Nach und nach erklimmen neun Mädchen in bequemer Freizeitkleidung den Entspannungshügel. Ein kühles Plätzchen wird gesucht, die Handtücher werden ausgebreitet und die Schuhe abgestreift. Nach einem kurzen Kennenlernspiel erklärt Christina Drost, was Yoga ist. "Ich habe schon Yoga mit meiner Mutti gemacht", rufen Magdalena und Noemie in die Runde. Die Mädchen im Alter zwischen fünf und zwölf Jahren kichern.
Lange still sitzen macht den Kopf frei, Yoga dient der Entspannung
Yoga dient der Entspannung, lange still sitzen macht den Kopf frei. Die Kinder ertasten zuerst gegenseitig die Wirbelsäule. "Wir stellen uns dabei vor, dass der Kopf an einem goldenen Faden immer weiter nach oben gezogen wird." Hochkonzentriert wird den Anweisungen gefolgt. Weiter geht es in den Vierfüßlerstand, ausharren, einmal das rechte, einmal das linke Bein nach oben heben. "So lernt ihr den eigenen Körper besser zu spüren, eine gute Muskulatur ist auch wichtig beim Reiten. Das werdet ihr später merken, wenn ihr auf den Ponys sitzt", erklärt Simone Kolb.
Katzenbuckel, auf und ab, wieder auf die Beine setzen und jetzt die Füße kräftig rubbeln. Puh, eine jüngere Kandidatin rollt sich erst einmal zur Seite, kurzes Ausruhen im kühlen Gras. Zum Schluss noch der berühmte Yoga-Baum, auf einem Bein stehen, das andere am Oberschenkel anlegen und halten.
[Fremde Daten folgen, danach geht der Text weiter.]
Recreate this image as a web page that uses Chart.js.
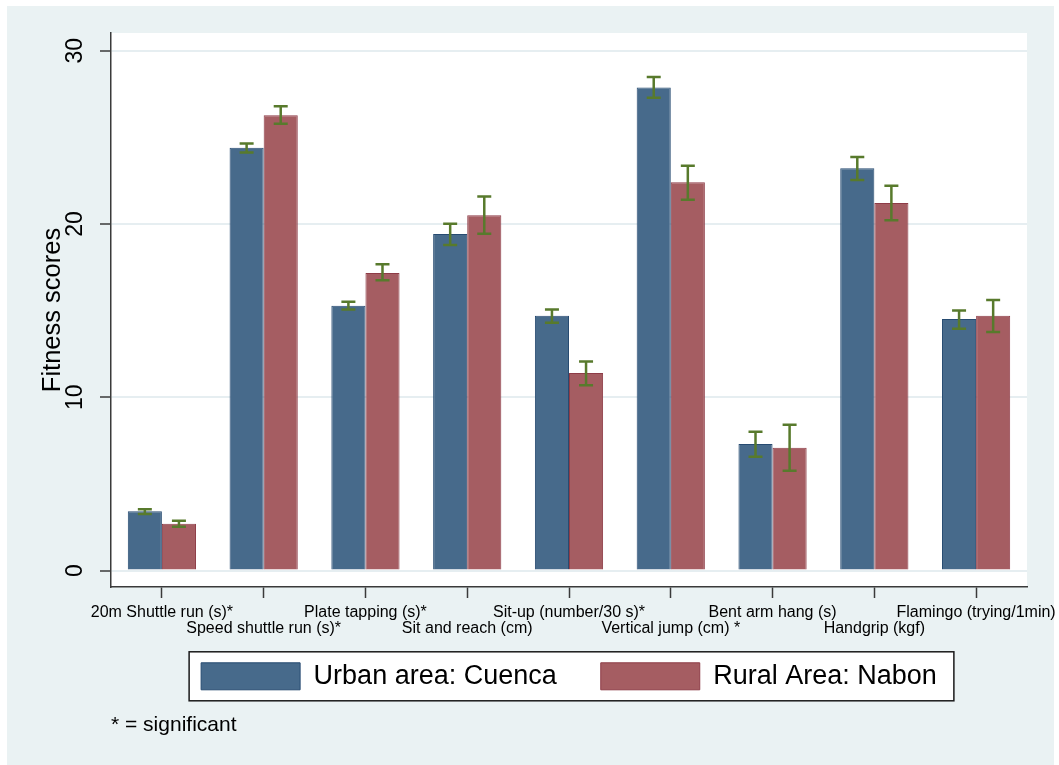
<!DOCTYPE html>
<html>
<head>
<meta charset="utf-8">
<title>Fitness scores by area</title>
<script src="https://cdn.jsdelivr.net/npm/chart.js@4"></script>
<style>
  html, body { margin: 0; padding: 0; background: #ffffff; }
  #wrap { width: 1059px; height: 765px; }
</style>
</head>
<body>
<div id="wrap"><canvas id="chart" width="1059" height="765"></canvas></div>
<script>
// Fitness tests (x categories)
const tests = [
  '20m Shuttle run (s)*',
  'Speed shuttle run (s)*',
  'Plate tapping (s)*',
  'Sit and reach (cm)',
  'Sit-up (number/30 s)*',
  'Vertical jump (cm) *',
  'Bent arm hang (s)',
  'Handgrip (kgf)',
  'Flamingo (trying/1min)'
];

// Urban area: Cuenca — means and confidence limits
const urbanMean = [3.42, 24.40, 15.28, 19.42, 14.70, 27.88, 7.30, 23.21, 14.51];
const urbanLow  = [3.26, 24.13, 15.07, 18.78, 14.30, 27.28, 6.57, 22.53, 13.95];
const urbanHigh = [3.53, 24.65, 15.51, 20.01, 15.07, 28.48, 8.01, 23.86, 15.01];

// Rural Area: Nabon — means and confidence limits
const ruralMean = [2.70, 26.27, 17.17, 20.51, 11.40, 22.40, 7.09, 21.21, 14.70];
const ruralLow  = [2.53, 25.78, 16.75, 19.43, 10.69, 21.40, 5.76, 20.21, 13.76];
const ruralHigh = [2.87, 26.80, 17.67, 21.59, 12.07, 23.36, 8.41, 22.20, 15.61];

// Y axis ticks
const yTicks = [0, 10, 20, 30];

// Staggered two-row category labels
const xLabels = tests.map((t, i) => (i % 2 === 0 ? [t, ''] : ['', t]));

const FONT = "'Liberation Sans', Arial, Helvetica, sans-serif";
const BG = '#eaf2f3';
const AXIS = '#3a3a3a';

// Background panels and the frame around the legend
const panels = {
  id: 'panels',
  beforeDraw(chart) {
    const { ctx, chartArea: a } = chart;
    ctx.save();
    ctx.fillStyle = BG;
    ctx.fillRect(7, 6, 1047, 759);
    ctx.fillStyle = '#ffffff';
    ctx.fillRect(a.left, a.top, a.right - a.left, a.bottom - a.top);
    const lg = chart.legend;
    if (lg && lg.legendHitBoxes && lg.legendHitBoxes.length) {
      const hb = lg.legendHitBoxes;
      const first = hb[0], last = hb[hb.length - 1];
      const cy = first.top + first.height / 2;
      const x0 = first.left - 12, x1 = last.left + last.width + 17;
      ctx.fillStyle = '#ffffff';
      ctx.fillRect(x0, cy - 24.5, x1 - x0, 49);
      ctx.strokeStyle = '#1a1a1a';
      ctx.lineWidth = 1.5;
      ctx.strokeRect(x0, cy - 24.5, x1 - x0, 49);
    }
    ctx.restore();
  }
};

// Capped confidence-interval whiskers on every bar
const whiskers = {
  id: 'whiskers',
  afterDatasetsDraw(chart) {
    const { ctx } = chart;
    const y = chart.scales.y;
    ctx.save();
    ctx.strokeStyle = '#587a2c';
    ctx.lineWidth = 2.5;
    ctx.lineCap = 'butt';
    chart.data.datasets.forEach((ds, di) => {
      const meta = chart.getDatasetMeta(di);
      meta.data.forEach((bar, j) => {
        const x = bar.x;
        const yl = y.getPixelForValue(ds.low[j]);
        const yh = y.getPixelForValue(ds.high[j]);
        const cap = 7;
        ctx.beginPath();
        ctx.moveTo(x, yl); ctx.lineTo(x, yh);
        ctx.moveTo(x - cap, yh); ctx.lineTo(x + cap, yh);
        ctx.moveTo(x - cap, yl); ctx.lineTo(x + cap, yl);
        ctx.stroke();
      });
    });
    ctx.restore();
  }
};

new Chart(document.getElementById('chart'), {
  type: 'bar',
  data: {
    labels: xLabels,
    datasets: [
      {
        label: 'Urban area: Cuenca',
        data: urbanMean,
        low: urbanLow,
        high: urbanHigh,
        backgroundColor: '#476a8b',
        borderColor: '#274b71',
        borderWidth: 1
      },
      {
        label: 'Rural Area: Nabon',
        data: ruralMean,
        low: ruralLow,
        high: ruralHigh,
        backgroundColor: '#a55d62',
        borderColor: '#8e3c47',
        borderWidth: 1
      }
    ]
  },
  options: {
    responsive: false,
    animation: false,
    devicePixelRatio: 1,
    categoryPercentage: 0.67,
    barPercentage: 1.0,
    layout: { padding: { left: 0, right: 32, top: 33, bottom: 0 } },
    scales: {
      x: {
        grid: {
          display: true,
          drawOnChartArea: false,
          offset: false,
          tickLength: 11,
          tickColor: AXIS,
          tickWidth: 1.5
        },
        border: { display: true, color: AXIS, width: 1.5 },
        ticks: {
          autoSkip: false,
          maxRotation: 0,
          minRotation: 0,
          padding: 6.5,
          color: '#000',
          font: { family: FONT, size: 16, lineHeight: 1.02 }
        },
        afterFit(s) {
          s.height = 31.8;
          s.paddingLeft = 0;
          s.paddingRight = 0;
          // the two label rows reach below the axis box into the legend's top margin
          s._computeLabelArea = () => undefined;
        }
      },
      y: {
        min: -0.95,
        max: 31.02,
        afterBuildTicks(s) { s.ticks = yTicks.map(v => ({ value: v })); },
        grid: {
          color: '#e6eef1',
          lineWidth: 2,
          tickLength: 11,
          tickColor: AXIS,
          tickWidth: 1.5
        },
        border: { display: true, color: AXIS, width: 1.5 },
        ticks: {
          minRotation: 90,
          maxRotation: 90,
          crossAlign: 'center',
          padding: 11.5,
          color: '#000',
          font: { family: FONT, size: 23 }
        },
        title: {
          display: true,
          text: 'Fitness scores',
          color: '#000',
          font: { family: FONT, size: 25.5, lineHeight: 1.2 },
          padding: { top: 38, bottom: 0 }
        },
        afterFit(s) { s.width = 111; s.paddingTop = 0; s.paddingBottom = 0; }
      }
    },
    plugins: {
      legend: {
        position: 'bottom',
        fullSize: false,
        labels: {
          boxWidth: 99,
          boxHeight: 27,
          padding: 44,
          color: '#000',
          font: { family: FONT, size: 27 }
        }
      },
      title: {
        display: true,
        text: '* = significant',
        position: 'bottom',
        align: 'start',
        fullSize: false,
        color: '#000',
        font: { family: FONT, size: 21, weight: 'normal', lineHeight: 1.2 },
        padding: { top: 12.6, bottom: 27.4 }
      },
      tooltip: { enabled: false }
    }
  },
  plugins: [panels, whiskers]
});
</script>
</body>
</html>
Doch der ein oder andere Baum fällt um, während es aus dem Kassettenrekorder weiterklingt: "Fest verwurzelt in der Erde, wie ein Baum im Gleichgewicht, spüre ich meine Mitte."
Wildblüten zur Mittagspause – eine ganz eigene Erfahrung
Nach soviel konzentrierter Muskelarbeit ist eine Pause fällig, aber auch diese ist gespickt mit Informationen. Zur erfrischenden Wassermelone gibt es Gurken mit Kräuterbeilage, wie Kapuzinerkresse, Johanniskraut, Kürbis-, Malven- und Schnittlauchblüte. "Von wegen das schmeckt nicht bitter", verziehen einige das Gesicht. Aber die selbstgemachte Zitronenlimonade spült alles wieder weg.
Aber jetzt soll es endlich losgehen, das ersehnte Reiten auf den Ponys durch den Wald. Doch was ist denn Waldbaden genau, will Simone Kolb noch wissen? "Na, da baden wir mit den Pferden in einem Wasserloch", meint Helena freudig. Das trifft es nicht ganz. Das Waldbaden (Fachbegriff Shinrin yoku) kommt aus Japan und hat positive Auswirkungen auf unsere Gesundheit, man versucht alle fünf Sinne zu öffnen. In der Waldluft befinden sich sogenannte Terpene, Pflanzenstoffe, die die Bäume in die Luft abgeben, fast wie bei einer Aromatherapie.
Und so geht es nach dem Pferdestriegeln los zum Waldweg Binsenroth. Zu hören sind das Klappern der Hufe, das Summen der Mücken, die Grillen. Marienkäfer an Brennesseln werden beobachtet, umgekippte Bäume, die ein X ergeben, gesehen. Beim Pflücken der Brennesselsamen ist Zurückhaltung angesagt, doch einige Mutige probieren die kleinen Körnchen, die etwas nussig schmecken. Trotz Riechen und Probieren werden die Blätter der Knoblauchsrauke nicht gleich erkannt.
"Wir essen nur, was wir genau kennen und reißen nicht an einer Stelle alles ab. Wir sind achtsam", erklärt Heilpraktikerin Christina Drost. Barfüßig geht es weiter in das Waldesinnere, wer sich traut bekommt die Augen verbunden und ertastet einen Baumstamm, den er dann später wiedererkennen muss. Gar nicht so einfach.
Und ohne es zu merken, sind zweieinhalb Stunden verflogen. "Wir werden das Waldbaden weiter anbieten und wollen möglichst viele für das Naturerlebnis Wald sensibilisieren", betont Simone Kolb, bevor sich die kleinen Naturexperten von ihren Ponys ausgiebig verabschieden.